Dr. Von Houligan’s sword juggling was one of the many activities at Mirror’s ol’fashioned fun day on May 20. ECA Review/L. Joy
People are growing tired of the artificial online world and want to reconnect with human beings.
This was evident as the quaint Hamlet of Mirror in Lacombe County, which has less than 500 residents, drew about 700 people from across Central Alberta to enjoy face-to-face fun.
Mirror Day festivities, May 20, were reminiscent of an ol’ time county fair from days gone by.
“That’s what people are looking for, simple, good, old-fashioned fun,” said Lacombe County Deputy Reeve Brenda Knight who helped organize the event.

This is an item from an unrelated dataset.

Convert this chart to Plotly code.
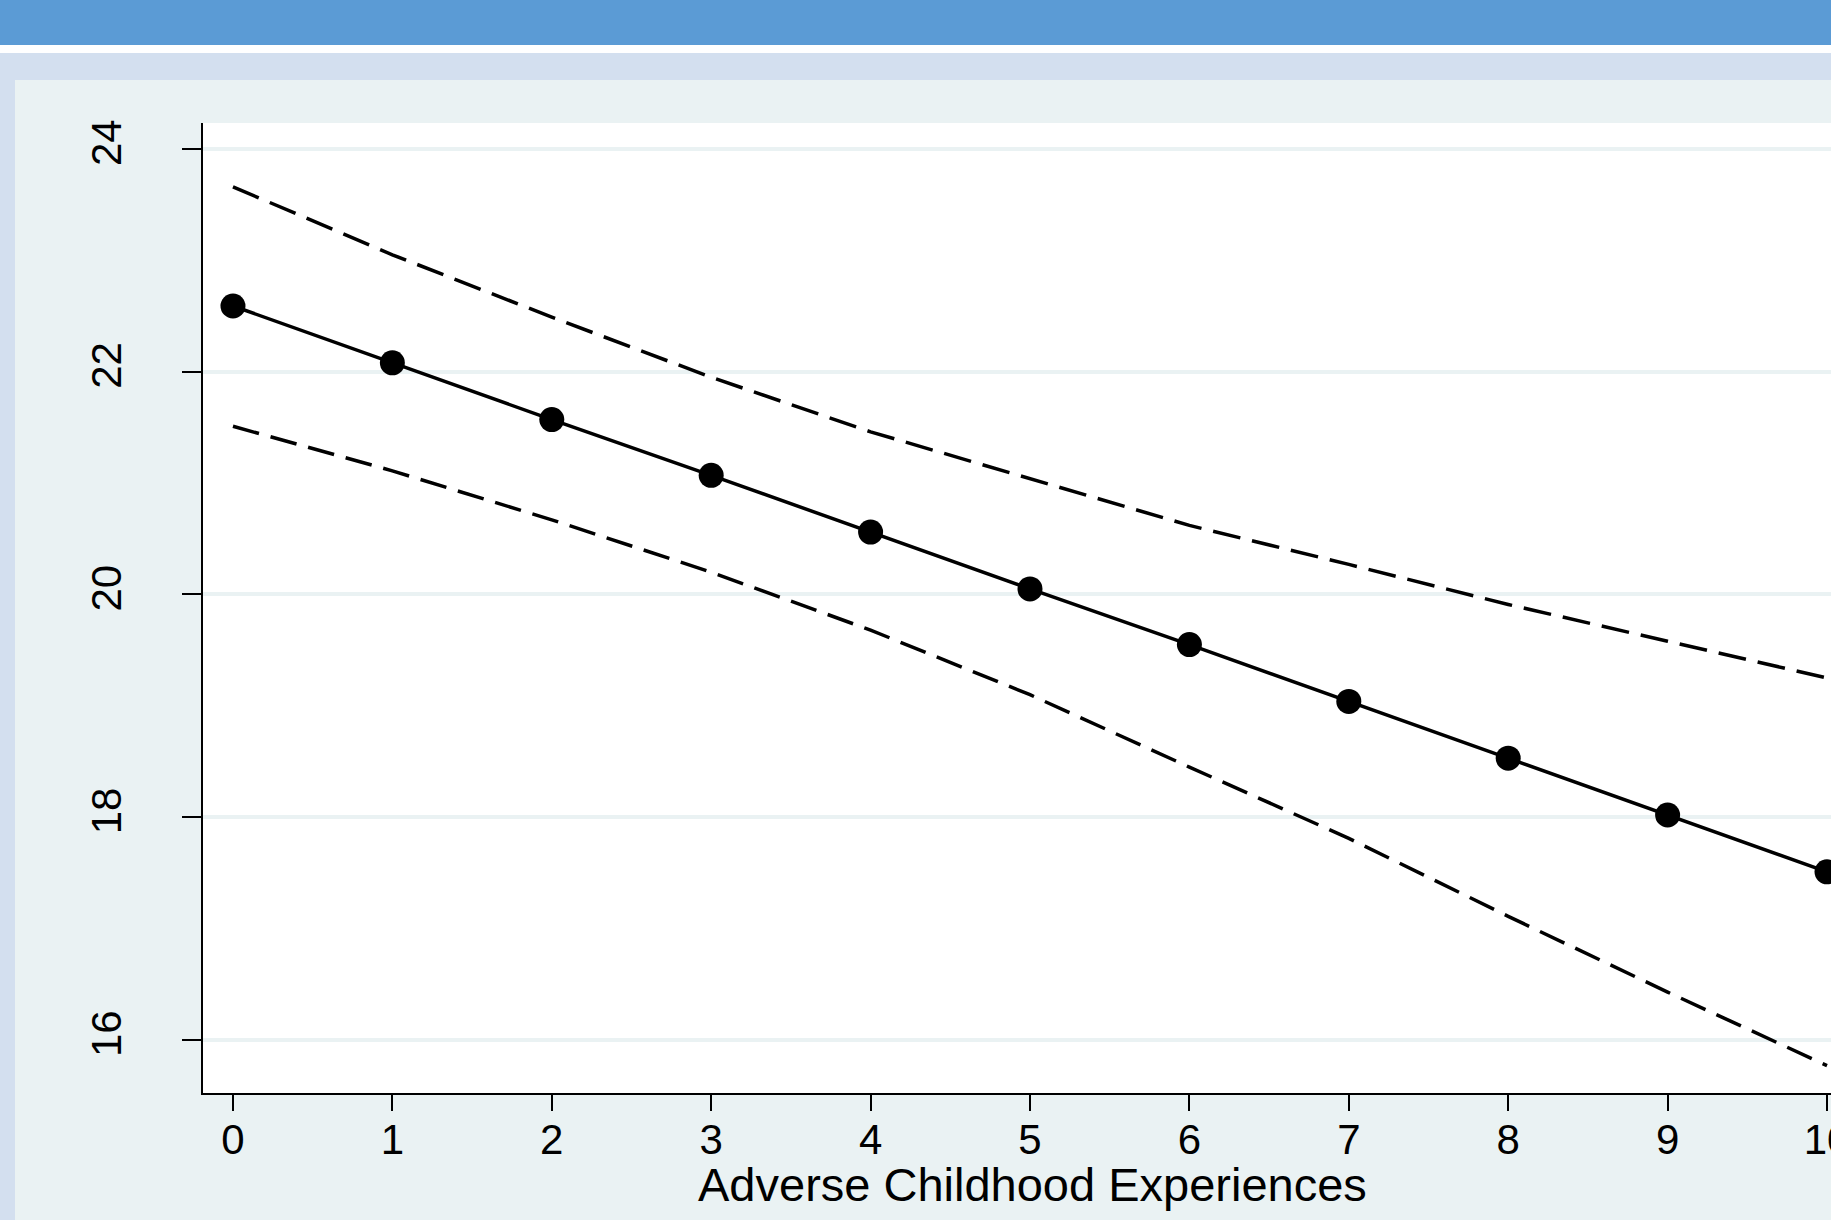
import plotly.graph_objects as go

# Data
aces = [0, 1, 2, 3, 4, 5, 6, 7, 8, 9, 10]
predicted = [22.59, 22.08, 21.57, 21.07, 20.56, 20.05, 19.55, 19.04, 18.53, 18.02, 17.51]
upper_ci = [23.66, 23.05, 22.49, 21.95, 21.46, 21.04, 20.62, 20.27, 19.91, 19.58, 19.25]
lower_ci = [21.51, 21.11, 20.67, 20.20, 19.68, 19.10, 18.45, 17.81, 17.11, 16.43, 15.77]
x_ticks = [0, 1, 2, 3, 4, 5, 6, 7, 8, 9, 10]
y_ticks = [16, 18, 20, 22, 24]
x_title = "Adverse Childhood Experiences"

FONT = "Liberation Sans, Arial, sans-serif"
PANEL = "#EAF2F3"

fig = go.Figure()
fig.add_trace(go.Scatter(x=aces, y=upper_ci, mode="lines",
                         line=dict(color="black", width=3.5, dash="28px,12px"),
                         showlegend=False, hoverinfo="skip"))
fig.add_trace(go.Scatter(x=aces, y=lower_ci, mode="lines",
                         line=dict(color="black", width=3.5, dash="27px,12px"),
                         showlegend=False, hoverinfo="skip"))
fig.add_trace(go.Scatter(x=aces, y=predicted, mode="lines+markers",
                         line=dict(color="black", width=3.5),
                         marker=dict(color="black", size=25),
                         cliponaxis=False, showlegend=False))

W, H = 1831, 1220
L, R, T, B = 203, 0, 123, 127
ph = H - T - B
pw = W - L - R


def py(p):
    return (H - B - p) / ph


def px(p):
    return (p - L) / pw


shapes = [
    dict(type="rect", xref="paper", yref="paper", x0=px(0), x1=px(W + 10), y0=py(80), y1=py(53),
         fillcolor="#D3DFEF", line_width=0, layer="above"),
    dict(type="rect", xref="paper", yref="paper", x0=px(0), x1=px(15), y0=py(H + 10), y1=py(53),
         fillcolor="#D3DFEF", line_width=0, layer="above"),
    dict(type="rect", xref="paper", yref="paper", x0=px(0), x1=px(W + 10), y0=py(53), y1=py(45),
         fillcolor="white", line_width=0, layer="above"),
    dict(type="rect", xref="paper", yref="paper", x0=px(0), x1=px(W + 10), y0=py(45), y1=py(0),
         fillcolor="#5B9BD5", line_width=0, layer="above"),
]

fig.update_layout(
    width=W, height=H,
    margin=dict(l=L, r=R, t=T, b=B, pad=0),
    paper_bgcolor=PANEL,
    plot_bgcolor="white",
    font=dict(family=FONT, color="black"),
    shapes=shapes,
    annotations=[dict(text=x_title, xref="paper", yref="paper",
                      x=px(1032), y=py(1184), xanchor="center", yanchor="middle",
                      showarrow=False, font=dict(family=FONT, size=47, color="black"))],
)
fig.update_xaxes(
    range=[-0.188, 10.025], tickvals=x_ticks, ticktext=[str(v) for v in x_ticks],
    showgrid=False, zeroline=False, automargin=False,
    showline=True, linecolor="black", linewidth=2,
    ticks="outside", ticklen=16, tickwidth=2, tickcolor="black",
    tickfont=dict(family=FONT, size=42, color="black"),
    ticklabelstandoff=-7, ticklabeloverflow="allow",
)
fig.update_yaxes(
    range=[15.524, 24.233], tickvals=y_ticks, ticktext=[str(v) for v in y_ticks],
    showgrid=True, gridcolor=PANEL, gridwidth=4, zeroline=False, automargin=False,
    showline=True, linecolor="black", linewidth=2,
    ticks="outside", ticklen=19, tickwidth=2, tickcolor="black",
    tickangle=-90,
    tickfont=dict(family=FONT, size=42, color="black"),
    ticklabelstandoff=44,
)

fig.write_html("out.html", config={"displayModeBar": False},
               post_script="document.body.style.margin='0';document.body.style.overflow='hidden';")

“People want to see live entertainment, they want human beings again. We are becoming isolated and these events provide people a place to unplug and get back in touch with humans.”
The day kicked off with the Mirror Fireman’s pancake breakfast with a record number attending.
“They ran out of food,” said Deputy Reeve Knight. “They purchased the same amount of food as they always had.”
A parade with a variety of participants delighted old and young who lined the streets in anticipation for the spectacle. The aroma of fresh popped popcorn and cotton candy permeated the warm spring air. Vintage hot rods revved their motors and blasted deafening horns.
After the parade Dr. Von Houligan’s Carnival of Calamities enchanted the crowd with his sword juggling and other circus acts. The travelling act revives the old circus days of magic and performances from juggling to fire breathing and balloon animals.
“Dr. Von Houligan’s Carnival was such fun for kids, the young and old alike,” said Deputy Reeve Knight.
The Show and Shine had 39 entries from across Alberta.
Numerous area dignitaries participated in the parade, including: Lacombe-Ponoka MLA Ron Orr, and mayors and/or councillors from Bashaw, Alix, Clive and Beiseker.
The Mirror and District Museum opened for the day, as well as the Mirror Legion holding its annual meat draw and the Alliance Church hosting a hot-dog lunch.
There was a scavenger hunt, a barbecue supper in the evening and a family dance with everyone from babies to seniors attending. Fireworks were in the evening.
The event was completely run and hosted by volunteers.
“It’s worth noting that it was all volunteer driven,” said Deputy Reeve Knight. “The amount of volunteers is amazing.”
Chris Muise came from Red Deer to take in the fair with her daughter and grandchildren.
“I think it’s great. Small town fairs are the best,” she said.
Likewise, Deputy Reeve Knight agreed.
“These events are very important. They bring visitors to town. It brings the community together and provides an opportunity to showcase the community to visitors.”